Questa infelice relazione inizia quando Anne non ha ancora divorziato da Kayo e termina alcuni anni dopo, non molto tempo prima della sua morte. Il suo terapista-amante la riceverà sempre nel suo studio e i loro incontri amorosi verranno pagati da Anne come regolari sedute: anche per questo, la sua identità è rimasta nascosta.
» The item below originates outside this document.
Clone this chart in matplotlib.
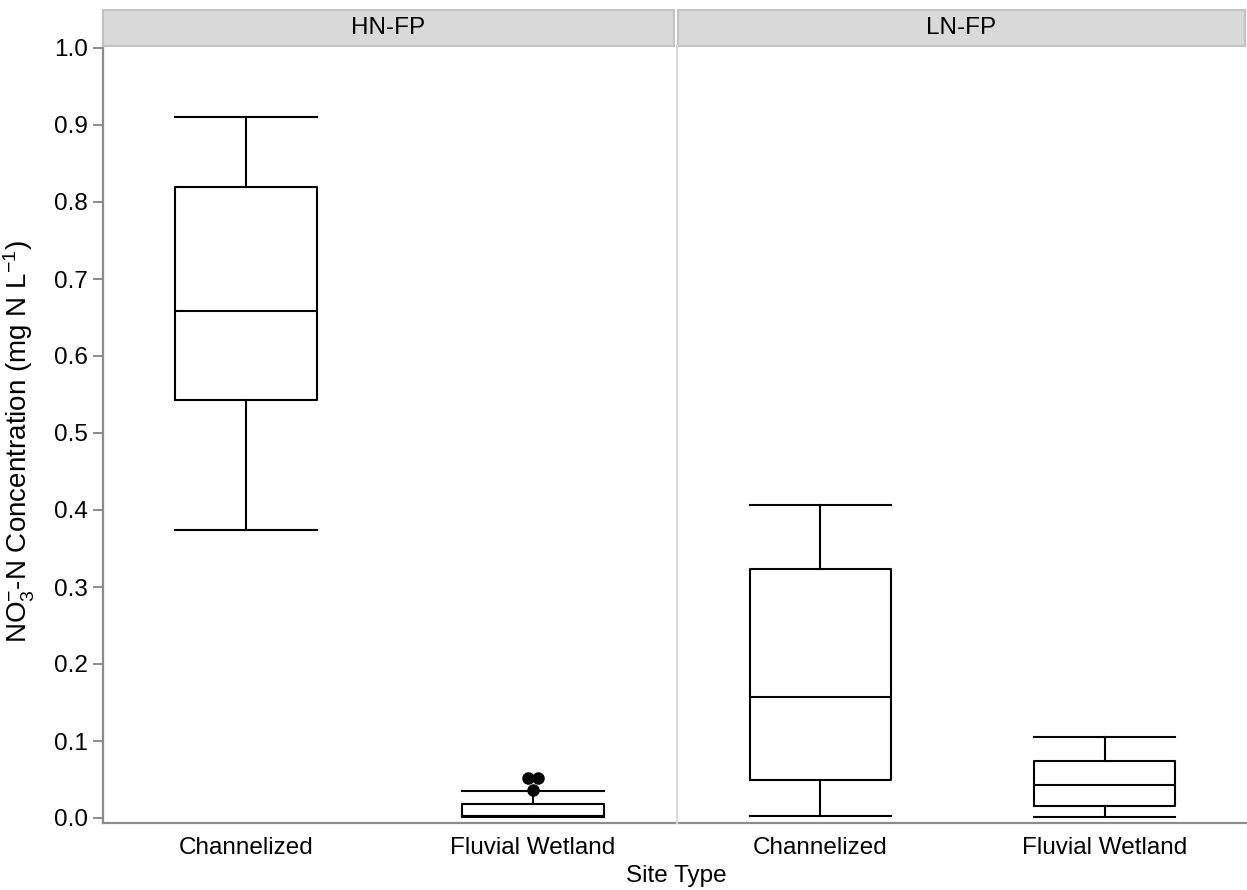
import matplotlib
matplotlib.use("Agg")
import matplotlib.pyplot as plt
from matplotlib.lines import Line2D

plt.rcParams["font.family"] = ["Liberation Sans", "DejaVu Sans"]
plt.rcParams["mathtext.fontset"] = "custom"
plt.rcParams["mathtext.rm"] = "Liberation Sans"
plt.rcParams["mathtext.it"] = "Liberation Sans:italic"

# Nitrate summary statistics per floodplain group and site type
panels = ["HN-FP", "LN-FP"]
site_types = ["Channelized", "Fluvial Wetland"]

whislo = {"HN-FP": [0.374, 0.001], "LN-FP": [0.003, 0.001]}
q1 = {"HN-FP": [0.543, 0.002], "LN-FP": [0.050, 0.016]}
median = {"HN-FP": [0.658, 0.003], "LN-FP": [0.157, 0.043]}
q3 = {"HN-FP": [0.819, 0.018], "LN-FP": [0.323, 0.074]}
whishi = {"HN-FP": [0.910, 0.035], "LN-FP": [0.406, 0.105]}
fliers = {"HN-FP": [[], [0.052, 0.052, 0.037]], "LN-FP": [[], []]}

y_ticks = [0.0, 0.1, 0.2, 0.3, 0.4, 0.5, 0.6, 0.7, 0.8, 0.9, 1.0]

W, H = 1247, 890
fig = plt.figure(figsize=(W / 100, H / 100), dpi=100)

axis_grey = "#8c8c8c"
strip_fill = "#d9d9d9"
strip_edge = "#c2c2c2"
FS = 17.5

panel_px = [(103, 676), (678, 1247)]
top_px, bottom_px = 46, 823
ymin, ymax = -5 / 770, 1 + 2 / 770


def spread(values, step):
    """Horizontal offsets so that equal values sit side by side."""
    offs = []
    for i, v in enumerate(values):
        same = [j for j, w in enumerate(values) if w == v]
        k = same.index(i)
        n = len(same)
        offs.append((k - (n - 1) / 2) * step)
    return offs


axes = []
for p, (x0, x1) in zip(panels, panel_px):
    ax = fig.add_axes([x0 / W, (H - bottom_px) / H, (x1 - x0) / W,
                       (bottom_px - top_px) / H])
    axes.append(ax)
    stats = []
    for i in range(len(site_types)):
        stats.append(dict(whislo=whislo[p][i], q1=q1[p][i], med=median[p][i],
                          q3=q3[p][i], whishi=whishi[p][i], fliers=[]))
    ax.bxp(stats, positions=[0, 1], widths=0.495, showfliers=False,
           boxprops=dict(color="black", linewidth=1.5),
           medianprops=dict(color="black", linewidth=1.5),
           whiskerprops=dict(color="black", linewidth=1.5),
           capprops=dict(color="black", linewidth=1.5),
           capwidths=0.495)
    for i, fl in enumerate(fliers[p]):
        if fl:
            offs = spread(fl, 0.035)
            ax.plot([i + o for o in offs], fl, "o", color="black",
                    markersize=8, zorder=5, clip_on=False)
    ax.set_xlim(-0.5, 1.5)
    ax.set_ylim(ymin, ymax)
    ax.set_xticks([0, 1])
    ax.set_xticklabels(site_types, fontsize=FS)
    ax.tick_params(axis="x", length=0, pad=10)
    for s in ["top", "right", "left"]:
        ax.spines[s].set_visible(False)
    ax.spines["bottom"].set_color(axis_grey)
    ax.spines["bottom"].set_linewidth(1.6)

    # facet strip
    sax = fig.add_axes([x0 / W, (H - top_px) / H, (x1 - x0 - 2) / W, 36 / H])
    sax.set_xticks([])
    sax.set_yticks([])
    sax.set_facecolor(strip_fill)
    for s in sax.spines.values():
        s.set_color(strip_edge)
        s.set_linewidth(1.5)
    sax.text(0.5, 0.5, p, ha="center", va="center", fontsize=FS,
             transform=sax.transAxes)

left, right = axes
left.spines["left"].set_visible(True)
left.spines["left"].set_color(axis_grey)
left.spines["left"].set_linewidth(1.6)
left.set_yticks(y_ticks)
left.set_yticklabels([f"{t:.1f}" for t in y_ticks], fontsize=FS)
left.tick_params(axis="y", length=7, width=1.4, color=axis_grey, pad=4)
right.set_yticks([])

# light divider between the two facets
fig.add_artist(Line2D([676.5 / W, 676.5 / W], [(H - bottom_px) / H, (H - top_px) / H],
                      color="#dcdcdc", linewidth=1.6))

fig.text(19 / W, 1 - 442 / H,
         r"NO$_3^{-}$-N Concentration (mg N L$^{-1}$)", fontsize=20,
         rotation=90, ha="center", va="center")
fig.text(676 / W, 1 - 876 / H, "Site Type", ha="center", va="center", fontsize=FS)

fig.savefig("out.png", dpi=100)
Poi arriva il 4 ottobre 1974. Anne Sexton scende in garage ed entra nella sua auto. Muore per le esalazioni di monossido di carbonio prodotte dal tubo di scappamento. “Non ho niente contro la vita”, scriveva a Dio in Wanting To Die, celebrandone le bellezze e le opportunità. Piuttosto, è che la morte ha “un linguaggio speciale”: come un carpentiere, le importa solo il mezzo attraverso il quale potrà compiersi. Non chiede mai perché vale la pena costruire qualcosa, che è compito della vita. Anne ha provato a costruire una vita lontana dagli stereotipi di genere e dalle sue esperienze infantili ma qualcosa di più grande di lei sembra avere vanificato tutti i suoi sforzi. Sceglie di uccidersi avvolta nella pelliccia che era stata di sua madre. Forse vuole morire come era nata, scaldata da chi l’aveva appena partorita, calda di un calore di cui poi avrebbe sofferto la mancanza tutta la vita. O forse vuole lasciare un messaggio di sconfitta a tutte le donne che lottano per emanciparsi da modelli femminili sbagliati, da un mondo di uomini troppo distanti, da una serie di schemi nei quali non vogliono soffocare la propria unicità. Le sue poesie, però, raccontano un’altra storia e, forse, un diverso finale: una donna si è battuta per tutta la propria vita a favore di una libera e autentica conoscenza di se stessa senza mai chiudersi nel monologo di chi sta subendo un’ingiustizia sociale drammatica. In questo complicato intreccio di solitudini, di silenzi, di speranze disattese, la figura maschile rimane il centro gravitazionale di moltissime poesie: poesie d’amore, di disperazione, di nostalgia e di delusione in cui Anne Sexton invoca il suo contrappunto sessuale come quella parte mancante di sé di cui ha disperatamente bisogno per vivere. Oltre gli schemi socioculturali esiste l’uomo come altro dalla donna, un’alterità naturale, biologica, libera dalle sovrastrutture che hanno gerarchizzato queste differenze. In fondo a questa alterità naturale e non-gerarchizzata Anne Sexton ha scelto di consumare se stessa, insistendo per parlare agli uomini della sua vita: uomini ancora troppo lontani dal superamento delle barriere sessiste del loro tempo, eppure abbastanza vicini da far sperare a una poetessa di potere, un giorno, ascoltare la sua voce.